The fortunes of the video games market are, as far as anyone can tell, not dependent on the state of the economy, be it boom or bust. Sales continued to rise during the last recession, which took place early last generation, contrary to what one would think given how many people fell on hard times. Similarly, we had another smaller recession in 2001, again early on in a console generation, yet the console market experienced significant sales growth. The console cycle of grow-peak-decline-repeat seems to just go on its own pace, almost as if people continue to spend on entertainment even in tough economic times (movies likewise seem to be recession-proof). Granted, we haven't seen anything nearly as severe as the Great Depression in 90 years, so we don't know how recession-proof games really are, but so far, the Reagan, Bush I, Clinton, Bush II, Obama, and Trump economies have meant precisely diddly squat when it comes to consumer spending on video games.

I am going to somewhat disagree with this.  During a recession people eat less steak and more macaroni and cheese.  They shop at Walmart more and other more expensive stores less.  People choose cheaper substitutes during a recession.

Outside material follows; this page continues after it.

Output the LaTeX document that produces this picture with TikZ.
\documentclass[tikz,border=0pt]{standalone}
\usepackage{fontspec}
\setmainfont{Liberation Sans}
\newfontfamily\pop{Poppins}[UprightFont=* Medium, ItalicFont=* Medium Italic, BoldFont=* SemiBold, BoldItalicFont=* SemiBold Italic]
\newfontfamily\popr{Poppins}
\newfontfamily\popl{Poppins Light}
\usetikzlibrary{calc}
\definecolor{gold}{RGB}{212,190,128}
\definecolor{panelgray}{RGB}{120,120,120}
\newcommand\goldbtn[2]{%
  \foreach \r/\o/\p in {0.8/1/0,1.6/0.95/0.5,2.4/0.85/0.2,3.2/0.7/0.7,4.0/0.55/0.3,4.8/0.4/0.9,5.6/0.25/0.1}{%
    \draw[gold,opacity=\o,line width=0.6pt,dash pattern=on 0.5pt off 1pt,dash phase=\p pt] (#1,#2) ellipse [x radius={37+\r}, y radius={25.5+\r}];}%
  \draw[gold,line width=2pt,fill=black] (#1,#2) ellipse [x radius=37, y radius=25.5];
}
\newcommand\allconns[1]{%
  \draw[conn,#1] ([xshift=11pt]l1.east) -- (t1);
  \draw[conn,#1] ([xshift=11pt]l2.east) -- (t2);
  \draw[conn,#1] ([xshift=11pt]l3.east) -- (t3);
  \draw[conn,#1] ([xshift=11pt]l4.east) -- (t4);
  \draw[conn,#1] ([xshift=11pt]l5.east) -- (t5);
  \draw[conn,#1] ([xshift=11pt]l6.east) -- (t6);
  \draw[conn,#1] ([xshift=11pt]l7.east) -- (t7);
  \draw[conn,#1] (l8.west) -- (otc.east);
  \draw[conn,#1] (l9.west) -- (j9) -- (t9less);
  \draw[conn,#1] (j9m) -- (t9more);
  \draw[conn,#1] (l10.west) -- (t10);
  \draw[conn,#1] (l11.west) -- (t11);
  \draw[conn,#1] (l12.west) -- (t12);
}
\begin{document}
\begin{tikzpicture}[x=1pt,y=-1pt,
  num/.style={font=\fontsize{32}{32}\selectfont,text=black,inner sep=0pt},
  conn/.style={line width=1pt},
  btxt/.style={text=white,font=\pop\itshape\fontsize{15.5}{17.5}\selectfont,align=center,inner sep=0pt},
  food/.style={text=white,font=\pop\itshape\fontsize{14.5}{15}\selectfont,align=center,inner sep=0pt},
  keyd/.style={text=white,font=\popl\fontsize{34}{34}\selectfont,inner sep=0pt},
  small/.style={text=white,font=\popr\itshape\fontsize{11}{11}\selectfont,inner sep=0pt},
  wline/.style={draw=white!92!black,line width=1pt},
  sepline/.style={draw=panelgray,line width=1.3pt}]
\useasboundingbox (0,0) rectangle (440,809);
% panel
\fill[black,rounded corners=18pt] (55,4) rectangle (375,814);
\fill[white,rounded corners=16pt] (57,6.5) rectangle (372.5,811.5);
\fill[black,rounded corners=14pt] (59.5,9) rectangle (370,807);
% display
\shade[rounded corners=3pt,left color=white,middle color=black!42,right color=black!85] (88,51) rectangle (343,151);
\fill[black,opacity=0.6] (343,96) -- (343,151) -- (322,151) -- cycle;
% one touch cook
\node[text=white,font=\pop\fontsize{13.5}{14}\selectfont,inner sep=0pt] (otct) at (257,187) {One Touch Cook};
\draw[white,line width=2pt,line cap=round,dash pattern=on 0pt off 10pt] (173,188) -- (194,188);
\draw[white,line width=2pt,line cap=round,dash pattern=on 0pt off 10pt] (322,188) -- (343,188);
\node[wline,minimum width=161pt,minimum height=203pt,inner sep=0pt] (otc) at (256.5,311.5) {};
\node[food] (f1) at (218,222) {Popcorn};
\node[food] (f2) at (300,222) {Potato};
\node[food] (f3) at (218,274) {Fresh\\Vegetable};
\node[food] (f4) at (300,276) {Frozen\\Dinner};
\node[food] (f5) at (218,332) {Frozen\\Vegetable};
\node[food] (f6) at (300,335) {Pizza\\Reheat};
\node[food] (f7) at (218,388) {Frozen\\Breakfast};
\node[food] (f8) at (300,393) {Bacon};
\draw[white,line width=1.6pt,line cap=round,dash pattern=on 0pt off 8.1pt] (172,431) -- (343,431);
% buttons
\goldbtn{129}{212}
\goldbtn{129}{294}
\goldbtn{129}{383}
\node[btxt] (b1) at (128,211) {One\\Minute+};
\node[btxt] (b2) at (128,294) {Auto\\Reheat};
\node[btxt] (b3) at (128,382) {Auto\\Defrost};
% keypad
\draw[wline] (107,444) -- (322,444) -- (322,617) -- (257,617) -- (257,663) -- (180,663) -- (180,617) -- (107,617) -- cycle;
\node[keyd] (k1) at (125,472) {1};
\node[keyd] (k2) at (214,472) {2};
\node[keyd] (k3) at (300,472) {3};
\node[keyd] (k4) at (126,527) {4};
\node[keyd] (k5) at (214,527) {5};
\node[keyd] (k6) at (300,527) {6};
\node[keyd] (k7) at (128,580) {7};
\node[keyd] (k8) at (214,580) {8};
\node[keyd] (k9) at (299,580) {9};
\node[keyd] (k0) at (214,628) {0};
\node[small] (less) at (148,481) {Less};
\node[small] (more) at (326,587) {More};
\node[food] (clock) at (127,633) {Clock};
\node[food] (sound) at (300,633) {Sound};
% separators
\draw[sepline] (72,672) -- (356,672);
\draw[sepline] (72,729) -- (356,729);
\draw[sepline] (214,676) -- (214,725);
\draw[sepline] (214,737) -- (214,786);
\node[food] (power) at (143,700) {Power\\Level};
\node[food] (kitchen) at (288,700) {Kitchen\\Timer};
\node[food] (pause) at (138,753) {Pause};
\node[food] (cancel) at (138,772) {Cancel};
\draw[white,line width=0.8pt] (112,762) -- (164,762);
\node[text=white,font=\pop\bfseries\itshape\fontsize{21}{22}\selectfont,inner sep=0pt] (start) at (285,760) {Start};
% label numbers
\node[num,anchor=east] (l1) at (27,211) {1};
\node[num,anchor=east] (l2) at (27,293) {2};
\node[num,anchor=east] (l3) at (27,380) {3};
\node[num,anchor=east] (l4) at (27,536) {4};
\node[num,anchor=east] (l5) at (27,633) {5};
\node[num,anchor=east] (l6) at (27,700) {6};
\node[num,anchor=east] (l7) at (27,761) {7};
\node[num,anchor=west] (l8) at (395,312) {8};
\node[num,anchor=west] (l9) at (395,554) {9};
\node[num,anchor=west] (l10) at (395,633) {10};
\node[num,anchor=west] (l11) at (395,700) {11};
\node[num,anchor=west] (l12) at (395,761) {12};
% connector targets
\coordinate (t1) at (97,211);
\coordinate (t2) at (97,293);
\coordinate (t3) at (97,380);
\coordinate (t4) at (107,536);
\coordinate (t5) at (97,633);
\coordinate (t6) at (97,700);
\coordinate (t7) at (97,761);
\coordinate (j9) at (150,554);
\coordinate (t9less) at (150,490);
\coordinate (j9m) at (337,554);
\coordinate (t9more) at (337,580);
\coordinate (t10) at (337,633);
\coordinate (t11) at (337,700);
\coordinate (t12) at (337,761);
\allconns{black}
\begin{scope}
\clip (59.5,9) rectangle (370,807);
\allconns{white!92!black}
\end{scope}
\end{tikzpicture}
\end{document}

In 2008, the stock market crashed.  The Wii continued to dominate throughout 2008-2009 while PS3 and XBox360 sales were sluggish.  At the same time the cheaper DS was also dominating the PSP.  In both cases people were choosing the cheaper substitutes.  So, it does not appear that the recession caused anyone to leave the gaming market, quite the opposite in fact.  However, the recession did correlate with the success of cheaper substitutes.